Chronique

ESP Trio

Mole’s Home is a Hole

Amina Mezaache (fl), Arnaud Le Coq (g), Mathieu Perrot (b)

Label / Distribution : Autoproduction

On avait pu découvrir il y a quelques années la flûtiste Amina Mezaache au sein du sextet Inama avec La Boîte noire. Riche d’influences diverses et d’une solide formation, tant à la flûte qu’en composition, elle met dans son propos une grande liberté qui puise autant dans la musique savante que dans bon nombre de musiques traditionnelles, en particulier arabo-andalouses.

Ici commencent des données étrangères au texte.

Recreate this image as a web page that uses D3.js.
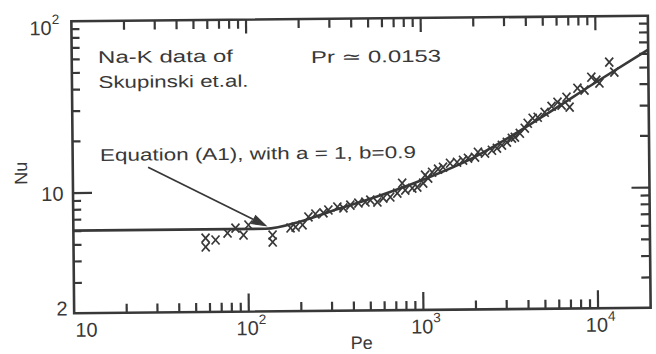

C’est sans surprise qu’on la retrouve aujourd’hui à la tête du jeune et très égalitaire ESP trio, qui trace son chemin au cœur des musiques sans étiquette. En compagnie du contrebassiste Matthieu Perrot et de l’excellent guitariste Arnaud Le Coq, ESP voyage de tentations chambristes (le très joli « Flood Music » et sa flûte veloutée) en effervescences soudaines empruntées aux musiques urbaines (« Sub » qui semble s’enfoncer dans la pénombre d’une fin de journée)…

Lorsque, plus leste, la flûte se teinte de groove (le bien nommé « Rocky »), la tension naît du frottement de la guitare devenue acrimonieuse avec la flûte, plus métallique que jamais. Dans ces moments électriques, la basse de Perrot porte cette musique en continuel mouvement. C’est lui qui la transbahute vers des plages plus apaisées, plus oniriques, où la musique prend le temps de se déconstruire pour réapparaître dans des images chatoyantes et naïves. La chaleur rougeoyante qui semble traverser Mole’s Home is A Hole trouve son point d’orgue dans « Inchallah System », chaloupant avec bonheur entre rythmiques africaines et emprunts amusés au rock progressif (Matching Mole ?).

Creuset d’influences multiples, ESP s’inscrit, à l’instar de bien des jeunes formations actuelles, dans un ton très urbain qui ne renie aucune influence et les mélange toutes avec beaucoup d’humour (« Perceuse »). Les déboires enregistrés de Perrot sur le quai du RER se transforment peu à peu, entre les craquements de la contrebasse et les ostinatos de ses comparses, en pièce résolument contemporaine qui semble errer dans la ville avant de se terminer en un vain combat entre la flûte et le vrombissement perçant d’une chignole.

Premier album très prometteur d’un trio à suivre de près pour son goût du voyage et de la liberté.